SHORT PROBLEM:
Transcribe the whole listing below without changing a word, but leave out every image.

DATA:

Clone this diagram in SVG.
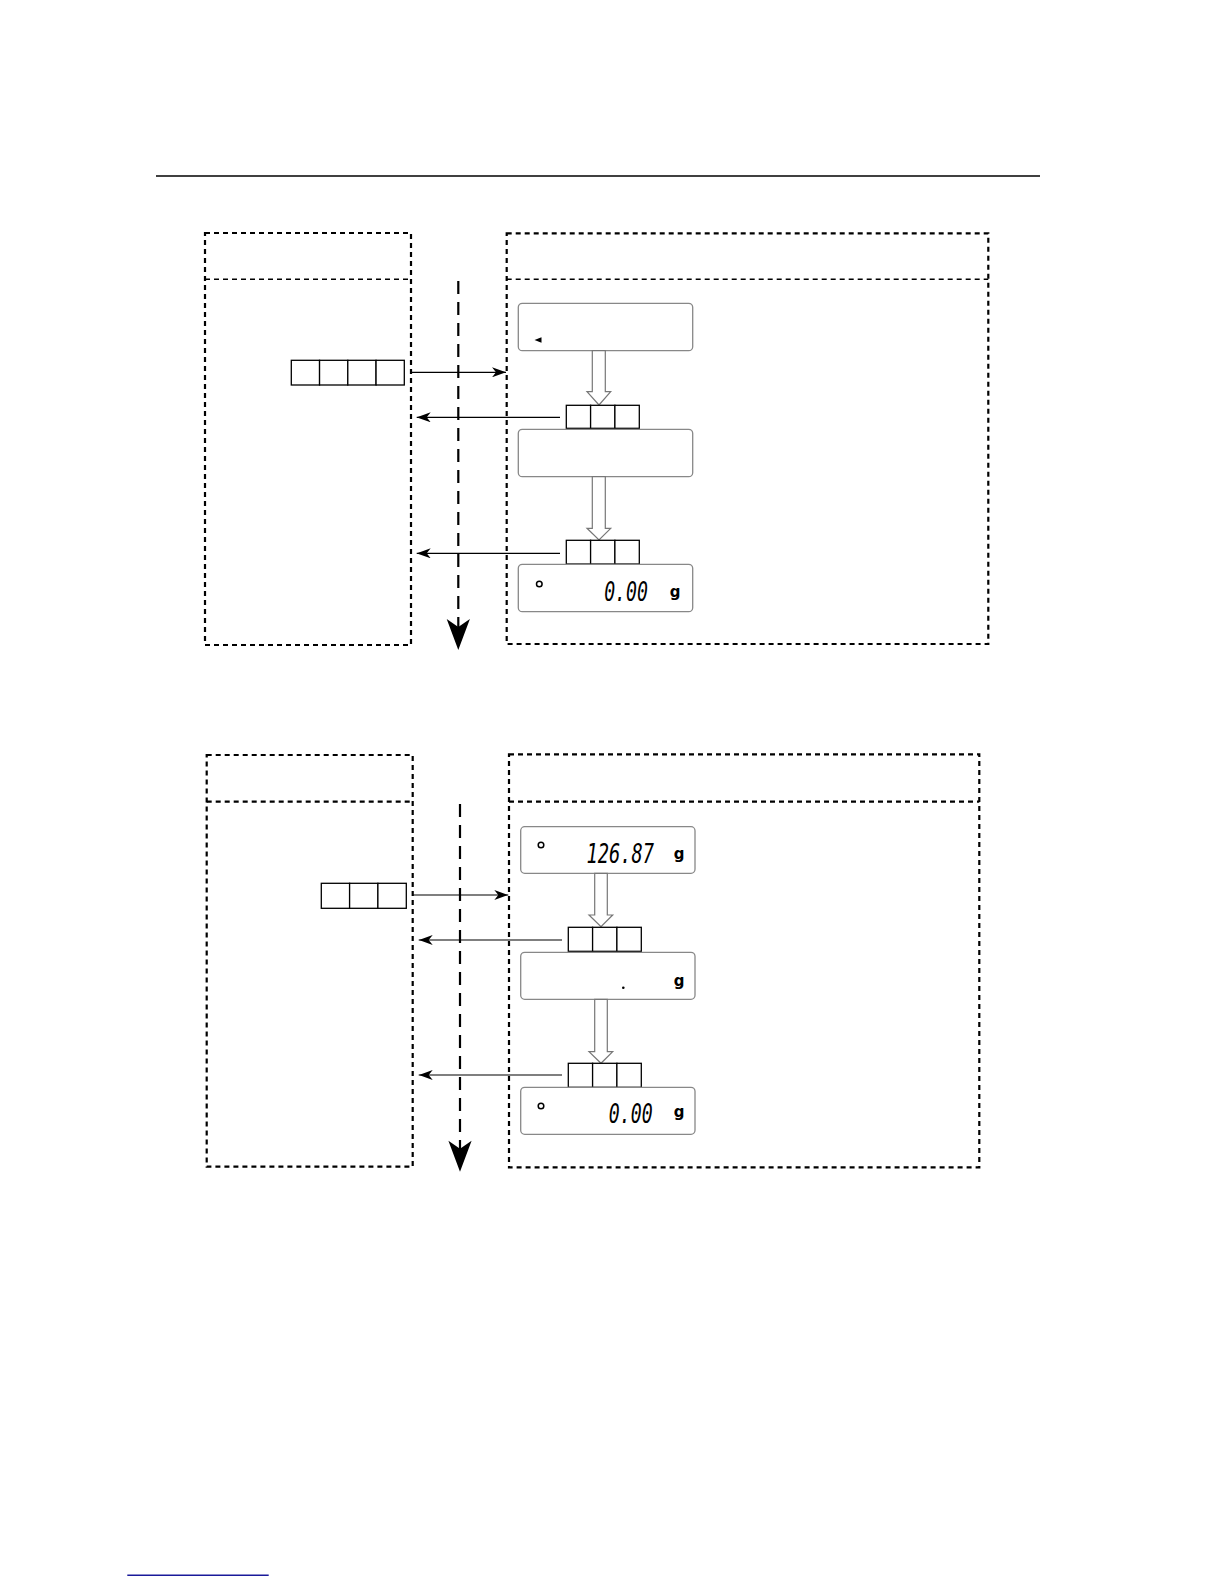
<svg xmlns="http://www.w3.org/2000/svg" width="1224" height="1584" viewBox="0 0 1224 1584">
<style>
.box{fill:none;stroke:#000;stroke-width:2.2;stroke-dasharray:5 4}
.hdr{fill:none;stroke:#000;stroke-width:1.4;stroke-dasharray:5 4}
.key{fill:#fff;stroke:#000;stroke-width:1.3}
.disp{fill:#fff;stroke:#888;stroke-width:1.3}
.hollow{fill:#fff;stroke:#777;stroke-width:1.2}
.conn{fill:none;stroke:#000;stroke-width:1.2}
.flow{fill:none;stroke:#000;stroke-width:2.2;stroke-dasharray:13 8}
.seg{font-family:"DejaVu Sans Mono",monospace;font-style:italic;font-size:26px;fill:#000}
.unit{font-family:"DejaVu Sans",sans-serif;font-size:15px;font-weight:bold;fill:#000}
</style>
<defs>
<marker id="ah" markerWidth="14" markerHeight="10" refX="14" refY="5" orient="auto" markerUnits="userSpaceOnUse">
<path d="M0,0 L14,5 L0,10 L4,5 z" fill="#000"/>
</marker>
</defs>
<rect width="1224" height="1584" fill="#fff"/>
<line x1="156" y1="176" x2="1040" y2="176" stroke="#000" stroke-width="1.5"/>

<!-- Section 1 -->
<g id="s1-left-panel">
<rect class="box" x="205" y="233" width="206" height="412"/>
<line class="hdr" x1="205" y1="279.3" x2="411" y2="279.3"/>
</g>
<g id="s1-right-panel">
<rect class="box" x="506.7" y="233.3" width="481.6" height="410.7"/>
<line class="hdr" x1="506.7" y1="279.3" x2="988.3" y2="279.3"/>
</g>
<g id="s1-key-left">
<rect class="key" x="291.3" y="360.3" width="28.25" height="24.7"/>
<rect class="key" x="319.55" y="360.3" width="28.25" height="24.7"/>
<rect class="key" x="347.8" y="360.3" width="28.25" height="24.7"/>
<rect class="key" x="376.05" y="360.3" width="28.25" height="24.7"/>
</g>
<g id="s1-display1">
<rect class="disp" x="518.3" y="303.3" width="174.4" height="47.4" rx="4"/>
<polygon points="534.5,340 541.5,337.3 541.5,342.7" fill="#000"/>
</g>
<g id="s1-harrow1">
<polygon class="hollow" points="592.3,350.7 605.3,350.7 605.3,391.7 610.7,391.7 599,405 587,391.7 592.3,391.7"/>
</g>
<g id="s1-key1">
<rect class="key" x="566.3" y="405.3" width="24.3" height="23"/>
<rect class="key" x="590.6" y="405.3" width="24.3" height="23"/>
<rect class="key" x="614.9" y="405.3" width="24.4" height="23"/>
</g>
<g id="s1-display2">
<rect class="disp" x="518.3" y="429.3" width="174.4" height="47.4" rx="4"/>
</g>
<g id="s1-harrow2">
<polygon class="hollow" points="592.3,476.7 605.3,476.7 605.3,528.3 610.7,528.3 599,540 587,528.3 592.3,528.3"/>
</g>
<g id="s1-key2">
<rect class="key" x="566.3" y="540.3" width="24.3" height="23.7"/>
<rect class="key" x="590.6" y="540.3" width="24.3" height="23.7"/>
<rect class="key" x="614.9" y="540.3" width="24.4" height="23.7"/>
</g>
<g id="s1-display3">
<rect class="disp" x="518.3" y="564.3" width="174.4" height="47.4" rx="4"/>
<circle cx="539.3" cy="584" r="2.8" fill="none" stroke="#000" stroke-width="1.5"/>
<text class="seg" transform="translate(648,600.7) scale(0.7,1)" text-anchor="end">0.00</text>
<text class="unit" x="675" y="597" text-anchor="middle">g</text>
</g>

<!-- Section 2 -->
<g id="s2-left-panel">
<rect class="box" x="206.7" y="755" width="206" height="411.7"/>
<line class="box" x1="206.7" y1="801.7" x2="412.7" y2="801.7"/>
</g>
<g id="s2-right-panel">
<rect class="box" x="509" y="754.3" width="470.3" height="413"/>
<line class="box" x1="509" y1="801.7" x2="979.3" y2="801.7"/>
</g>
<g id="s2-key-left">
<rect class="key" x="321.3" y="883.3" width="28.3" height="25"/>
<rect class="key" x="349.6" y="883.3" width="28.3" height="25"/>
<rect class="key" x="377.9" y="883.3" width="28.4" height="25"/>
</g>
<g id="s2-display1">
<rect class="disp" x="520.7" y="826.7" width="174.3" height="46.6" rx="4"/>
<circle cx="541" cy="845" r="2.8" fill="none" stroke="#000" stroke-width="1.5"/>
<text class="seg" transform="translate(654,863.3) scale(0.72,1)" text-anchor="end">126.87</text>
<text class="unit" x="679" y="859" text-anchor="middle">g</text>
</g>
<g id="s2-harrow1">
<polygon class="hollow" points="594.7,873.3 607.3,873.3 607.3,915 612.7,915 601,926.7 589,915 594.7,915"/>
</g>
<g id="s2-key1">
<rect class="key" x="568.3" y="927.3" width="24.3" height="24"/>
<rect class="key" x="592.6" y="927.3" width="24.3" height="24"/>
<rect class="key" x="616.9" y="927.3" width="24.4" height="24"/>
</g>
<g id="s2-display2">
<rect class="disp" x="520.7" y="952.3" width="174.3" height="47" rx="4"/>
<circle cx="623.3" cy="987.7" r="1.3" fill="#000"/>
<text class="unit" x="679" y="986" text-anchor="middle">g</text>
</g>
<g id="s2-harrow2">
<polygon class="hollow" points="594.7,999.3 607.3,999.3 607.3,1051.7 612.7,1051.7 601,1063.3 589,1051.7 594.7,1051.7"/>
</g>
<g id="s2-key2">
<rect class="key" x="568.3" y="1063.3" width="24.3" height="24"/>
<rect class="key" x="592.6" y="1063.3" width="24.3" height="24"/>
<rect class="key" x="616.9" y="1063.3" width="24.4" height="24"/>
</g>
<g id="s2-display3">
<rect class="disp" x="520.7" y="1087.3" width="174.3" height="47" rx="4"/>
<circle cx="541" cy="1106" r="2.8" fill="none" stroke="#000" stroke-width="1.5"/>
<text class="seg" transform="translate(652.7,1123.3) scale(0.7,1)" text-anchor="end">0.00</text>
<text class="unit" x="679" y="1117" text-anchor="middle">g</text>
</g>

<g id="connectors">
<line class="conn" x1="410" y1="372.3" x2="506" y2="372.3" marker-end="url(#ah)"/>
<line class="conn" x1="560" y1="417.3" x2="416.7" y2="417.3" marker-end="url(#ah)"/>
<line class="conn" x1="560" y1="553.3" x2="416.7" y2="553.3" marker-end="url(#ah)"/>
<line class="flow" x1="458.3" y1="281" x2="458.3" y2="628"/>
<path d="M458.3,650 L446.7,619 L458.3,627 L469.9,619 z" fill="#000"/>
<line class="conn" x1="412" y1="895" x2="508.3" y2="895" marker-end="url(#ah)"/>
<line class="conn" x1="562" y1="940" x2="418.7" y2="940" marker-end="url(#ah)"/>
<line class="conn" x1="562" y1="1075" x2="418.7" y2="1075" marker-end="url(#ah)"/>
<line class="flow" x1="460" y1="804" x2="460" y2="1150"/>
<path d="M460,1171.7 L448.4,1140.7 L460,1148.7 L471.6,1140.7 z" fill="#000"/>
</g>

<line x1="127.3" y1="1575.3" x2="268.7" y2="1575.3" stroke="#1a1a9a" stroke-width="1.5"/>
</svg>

COMPLETE RESPONSE:
Clone this diagram in SVG.
<svg xmlns="http://www.w3.org/2000/svg" width="1224" height="1584" viewBox="0 0 1224 1584">
<style>
.box{fill:none;stroke:#000;stroke-width:2.2;stroke-dasharray:5 4}
.hdr{fill:none;stroke:#000;stroke-width:1.4;stroke-dasharray:5 4}
.key{fill:#fff;stroke:#000;stroke-width:1.3}
.disp{fill:#fff;stroke:#888;stroke-width:1.3}
.hollow{fill:#fff;stroke:#777;stroke-width:1.2}
.conn{fill:none;stroke:#000;stroke-width:1.2}
.flow{fill:none;stroke:#000;stroke-width:2.2;stroke-dasharray:13 8}
.seg{font-family:"DejaVu Sans Mono",monospace;font-style:italic;font-size:26px;fill:#000}
.unit{font-family:"DejaVu Sans",sans-serif;font-size:15px;font-weight:bold;fill:#000}
</style>
<defs>
<marker id="ah" markerWidth="14" markerHeight="10" refX="14" refY="5" orient="auto" markerUnits="userSpaceOnUse">
<path d="M0,0 L14,5 L0,10 L4,5 z" fill="#000"/>
</marker>
</defs>
<rect width="1224" height="1584" fill="#fff"/>
<line x1="156" y1="176" x2="1040" y2="176" stroke="#000" stroke-width="1.5"/>

<!-- Section 1 -->
<g id="s1-left-panel">
<rect class="box" x="205" y="233" width="206" height="412"/>
<line class="hdr" x1="205" y1="279.3" x2="411" y2="279.3"/>
</g>
<g id="s1-right-panel">
<rect class="box" x="506.7" y="233.3" width="481.6" height="410.7"/>
<line class="hdr" x1="506.7" y1="279.3" x2="988.3" y2="279.3"/>
</g>
<g id="s1-key-left">
<rect class="key" x="291.3" y="360.3" width="28.25" height="24.7"/>
<rect class="key" x="319.55" y="360.3" width="28.25" height="24.7"/>
<rect class="key" x="347.8" y="360.3" width="28.25" height="24.7"/>
<rect class="key" x="376.05" y="360.3" width="28.25" height="24.7"/>
</g>
<g id="s1-display1">
<rect class="disp" x="518.3" y="303.3" width="174.4" height="47.4" rx="4"/>
<polygon points="534.5,340 541.5,337.3 541.5,342.7" fill="#000"/>
</g>
<g id="s1-harrow1">
<polygon class="hollow" points="592.3,350.7 605.3,350.7 605.3,391.7 610.7,391.7 599,405 587,391.7 592.3,391.7"/>
</g>
<g id="s1-key1">
<rect class="key" x="566.3" y="405.3" width="24.3" height="23"/>
<rect class="key" x="590.6" y="405.3" width="24.3" height="23"/>
<rect class="key" x="614.9" y="405.3" width="24.4" height="23"/>
</g>
<g id="s1-display2">
<rect class="disp" x="518.3" y="429.3" width="174.4" height="47.4" rx="4"/>
</g>
<g id="s1-harrow2">
<polygon class="hollow" points="592.3,476.7 605.3,476.7 605.3,528.3 610.7,528.3 599,540 587,528.3 592.3,528.3"/>
</g>
<g id="s1-key2">
<rect class="key" x="566.3" y="540.3" width="24.3" height="23.7"/>
<rect class="key" x="590.6" y="540.3" width="24.3" height="23.7"/>
<rect class="key" x="614.9" y="540.3" width="24.4" height="23.7"/>
</g>
<g id="s1-display3">
<rect class="disp" x="518.3" y="564.3" width="174.4" height="47.4" rx="4"/>
<circle cx="539.3" cy="584" r="2.8" fill="none" stroke="#000" stroke-width="1.5"/>
<text class="seg" transform="translate(648,600.7) scale(0.7,1)" text-anchor="end">0.00</text>
<text class="unit" x="675" y="597" text-anchor="middle">g</text>
</g>

<!-- Section 2 -->
<g id="s2-left-panel">
<rect class="box" x="206.7" y="755" width="206" height="411.7"/>
<line class="box" x1="206.7" y1="801.7" x2="412.7" y2="801.7"/>
</g>
<g id="s2-right-panel">
<rect class="box" x="509" y="754.3" width="470.3" height="413"/>
<line class="box" x1="509" y1="801.7" x2="979.3" y2="801.7"/>
</g>
<g id="s2-key-left">
<rect class="key" x="321.3" y="883.3" width="28.3" height="25"/>
<rect class="key" x="349.6" y="883.3" width="28.3" height="25"/>
<rect class="key" x="377.9" y="883.3" width="28.4" height="25"/>
</g>
<g id="s2-display1">
<rect class="disp" x="520.7" y="826.7" width="174.3" height="46.6" rx="4"/>
<circle cx="541" cy="845" r="2.8" fill="none" stroke="#000" stroke-width="1.5"/>
<text class="seg" transform="translate(654,863.3) scale(0.72,1)" text-anchor="end">126.87</text>
<text class="unit" x="679" y="859" text-anchor="middle">g</text>
</g>
<g id="s2-harrow1">
<polygon class="hollow" points="594.7,873.3 607.3,873.3 607.3,915 612.7,915 601,926.7 589,915 594.7,915"/>
</g>
<g id="s2-key1">
<rect class="key" x="568.3" y="927.3" width="24.3" height="24"/>
<rect class="key" x="592.6" y="927.3" width="24.3" height="24"/>
<rect class="key" x="616.9" y="927.3" width="24.4" height="24"/>
</g>
<g id="s2-display2">
<rect class="disp" x="520.7" y="952.3" width="174.3" height="47" rx="4"/>
<circle cx="623.3" cy="987.7" r="1.3" fill="#000"/>
<text class="unit" x="679" y="986" text-anchor="middle">g</text>
</g>
<g id="s2-harrow2">
<polygon class="hollow" points="594.7,999.3 607.3,999.3 607.3,1051.7 612.7,1051.7 601,1063.3 589,1051.7 594.7,1051.7"/>
</g>
<g id="s2-key2">
<rect class="key" x="568.3" y="1063.3" width="24.3" height="24"/>
<rect class="key" x="592.6" y="1063.3" width="24.3" height="24"/>
<rect class="key" x="616.9" y="1063.3" width="24.4" height="24"/>
</g>
<g id="s2-display3">
<rect class="disp" x="520.7" y="1087.3" width="174.3" height="47" rx="4"/>
<circle cx="541" cy="1106" r="2.8" fill="none" stroke="#000" stroke-width="1.5"/>
<text class="seg" transform="translate(652.7,1123.3) scale(0.7,1)" text-anchor="end">0.00</text>
<text class="unit" x="679" y="1117" text-anchor="middle">g</text>
</g>

<g id="connectors">
<line class="conn" x1="410" y1="372.3" x2="506" y2="372.3" marker-end="url(#ah)"/>
<line class="conn" x1="560" y1="417.3" x2="416.7" y2="417.3" marker-end="url(#ah)"/>
<line class="conn" x1="560" y1="553.3" x2="416.7" y2="553.3" marker-end="url(#ah)"/>
<line class="flow" x1="458.3" y1="281" x2="458.3" y2="628"/>
<path d="M458.3,650 L446.7,619 L458.3,627 L469.9,619 z" fill="#000"/>
<line class="conn" x1="412" y1="895" x2="508.3" y2="895" marker-end="url(#ah)"/>
<line class="conn" x1="562" y1="940" x2="418.7" y2="940" marker-end="url(#ah)"/>
<line class="conn" x1="562" y1="1075" x2="418.7" y2="1075" marker-end="url(#ah)"/>
<line class="flow" x1="460" y1="804" x2="460" y2="1150"/>
<path d="M460,1171.7 L448.4,1140.7 L460,1148.7 L471.6,1140.7 z" fill="#000"/>
</g>

<line x1="127.3" y1="1575.3" x2="268.7" y2="1575.3" stroke="#1a1a9a" stroke-width="1.5"/>
</svg>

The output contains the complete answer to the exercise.